Award-Winning Author C. J. Cherryh
Total sea-change. I now have to run an e-publishing company (with two other writers) to handle our backlist, because physical book sellers aren’t interested in maintaining it in inventory. The distribution system priced itself out of the market and the Thor Tool Decision (taxing items in warehouses) made warehousing sanely sized print runs impossible. What’s printed has to sell off the shelf in days and then be reprinted. It’s insane.
Award-Winning Editor Neil Clarke
I see the recent chaos as the catalyst for much-needed change. It’s forcing the industry to grow and catch up with technology. It has also provided them with a way around some of the troublesome distribution and warehousing issues. The biggest benefit, however, has to be the increasing opportunities for readers to discover new voices from all over the world.
The impact of technology is going to continue to upset the cart. The smart people will survive and the ones that try to hide their head in the sand will be paved over. I don’t think big publishing will be destroyed by the hordes of self-publishers, but the dynamics will change and eventually they’ll learn to take advantage of one another’s strengths. Expect a lot more work in the field to be done by freelancers or service companies.
Award-Winning Author, Editor, and Critic Gary K. Wolfe
I do think that around 1968 SF began a process of diversification which in various ways has been going on since. You had the New Wave, the Dangerous Visions anthologies, the growth of feminist SF, the rise of a new generation of more experimental writers, and the sort of boys’ club that had dominated SF since the beginning began to lose its hold. It’s also when SF started going mainstream with films like 2001 and writers like Asimov, Clarke, and Heinlein showing up on national bestseller lists.

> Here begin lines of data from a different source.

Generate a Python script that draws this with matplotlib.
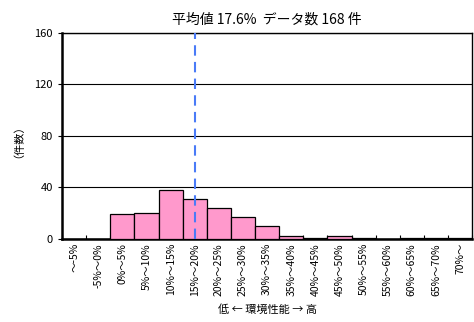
import numpy as np
import matplotlib.pyplot as plt

plt.rcParams['font.family'] = ['Noto Sans CJK JP', 'DejaVu Sans']

categories = ['～-5%', '-5%～0%', '0%～5%', '5%～10%', '10%～15%', '15%～20%',
              '20%～25%', '25%～30%', '30%～35%', '35%～40%', '40%～45%',
              '45%～50%', '50%～55%', '55%～60%', '60%～65%', '65%～70%', '70%～']
counts = [0, 0, 19, 20, 38, 31, 24, 17, 10, 2, 1, 2, 1, 0, 1, 1, 1]
mean_value = 17.6   # percent
n_data = 168

fig = plt.figure(figsize=(4.74, 3.22), dpi=100)
ax = fig.add_axes([0.131, 0.258, 0.865, 0.640])

x = np.arange(len(categories))
ax.bar(x, counts, width=1.0, color='#FF99CC', edgecolor='black', linewidth=0.9, zorder=3)

# mean line: bin index 2 starts at 0%, 5% per bin
mean_x = 2 - 0.5 + mean_value / 5.0
ax.axvline(mean_x, color='#4A7BF7', linestyle=(0, (5, 3)), linewidth=1.5, zorder=4)

ax.set_xlim(-0.5, len(categories) - 0.5)
ax.set_ylim(0, 160)
ax.set_yticks([0, 40, 80, 120, 160])
ax.yaxis.grid(True, color='black', linewidth=0.8, zorder=0)
ax.tick_params(axis='y', labelsize=8, length=3, width=0.8)

ax.set_xticks(x)
ax.set_xticklabels(categories, rotation=90, fontsize=7.5)
ax.tick_params(axis='x', length=0, pad=3)
ax.set_xticks(np.arange(len(categories) + 1) - 0.5, minor=True)
ax.tick_params(axis='x', which='minor', direction='in', length=3, width=0.8)

for side in ['left', 'bottom']:
    ax.spines[side].set_linewidth(1.8)
for side in ['top', 'right']:
    ax.spines[side].set_linewidth(1.0)

ax.set_title(f'平均値 {mean_value}%  データ数 {n_data} 件', fontsize=10, pad=7)
ax.set_ylabel('（件数）', fontsize=8, labelpad=12)
ax.set_xlabel('低 ← 環境性能 → 高', fontsize=8, labelpad=6)

plt.savefig('out.png', dpi=100)
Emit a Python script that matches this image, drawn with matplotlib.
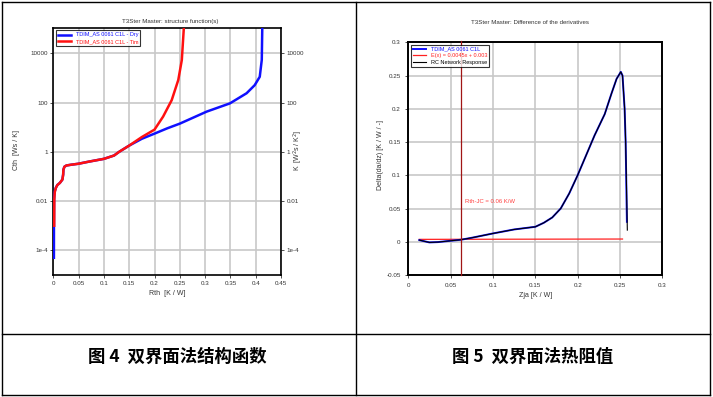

Today, only a handful of writers can do that—George R.R. Martin, Neil Gaiman, Orson Scott Card—and the days when a fan could pretty much read everything faded away. The publishing industry seemed to fall more and more into the hands of accountants, and SF became more and more of a smallish niche; today even major writers have to turn to small presses to do short story collections. But from a literary point of view, you no longer get laughed at when you claim that the best SF holds up to the best literary fiction, or that literary fiction increasingly borrows SF tropes. SF may have lost a lot of its clubbiness, but from a literary point of view it’s as good as it’s ever been.
Award-Winning Author Michael Swanwick
When I started out, everybody knew what you should do to make a career. If you worked hard and took the advice of your elders, you could rise to your natural level. It might be as a popular writer of entertaining fiction or as a respected writer of difficult work with a much smaller audience, but you wound up with a kind of rough justice. Nowadays, nobody knows what the rules are.
I worry that there are worthy writers self-publishing themselves into oblivion. The best advice I can give them is to boot up the last twenty self-published novels they’ve bought and ask themselves how they heard of those writers. Then do likewise. But if they don’t have a good plan, they’re best off going old-school and sending their stories to magazines and their novels to publishing houses.
Where art and business collide, the consolidation of publishing houses by multinational conglomerates has been very hard on the art. I recall one acquisition when my editor was told that she was going to fire her editorial assistants. When she pointed out that she could only do half as much editing without them, she was given two choices: Publish her books with less editing or publish half as many books, edited as thoroughly as before. She valued the books over her input and God bless her for that. But no editor should ever be put in such a position—and our culture is poorer for it, because she was a very good editor.
SFWA Grand Master Michael Moorcock
Not as much as I hoped SF might in 1965. I wanted more experiment. Others wanted to see SF brought into line with modernism. That’s probably happened. As for the majority of SF writing there was a period when publishers were far more willing to try all kinds of off-beat titles, back all experiment, but you don’t get best-sellers that way. Once they, and certain authors, understood what was popular with the average middle-brow reader you started getting a lot more average titles published. Average is always rewarded in the arts, popular or otherwise. This might make good money but rarely makes outstanding SF. Publishers now have rules about what constitutes SF. Idiosyncratic editors are increasingly discouraged. The off-beat finds it harder to be published by powerful publishers. The discontented reader starts looking elsewhere for what is original and different. The standard of writing and characterisation in generic science fiction has risen high enough to interest the middle-brow reader but in the main (and there are of course exceptions) if it’s going to be a generic best-seller it’s unlikely to be a very original book. I was attracted to SF for its potential to do something amazing. Too little generic SF amazes, these days, at least in the long form. But it hardly matters, I think, because, as I’d hoped, so much literary fiction utilises SF elements that much of the best imaginative fiction isn’t published as genre (Atwood, Chabon, McCarthy etc). Indeed, in reality the distinction between literary fiction and science fiction has disappeared and the demanding reader is certainly less likely to be put off a book by the category in which it’s shelved.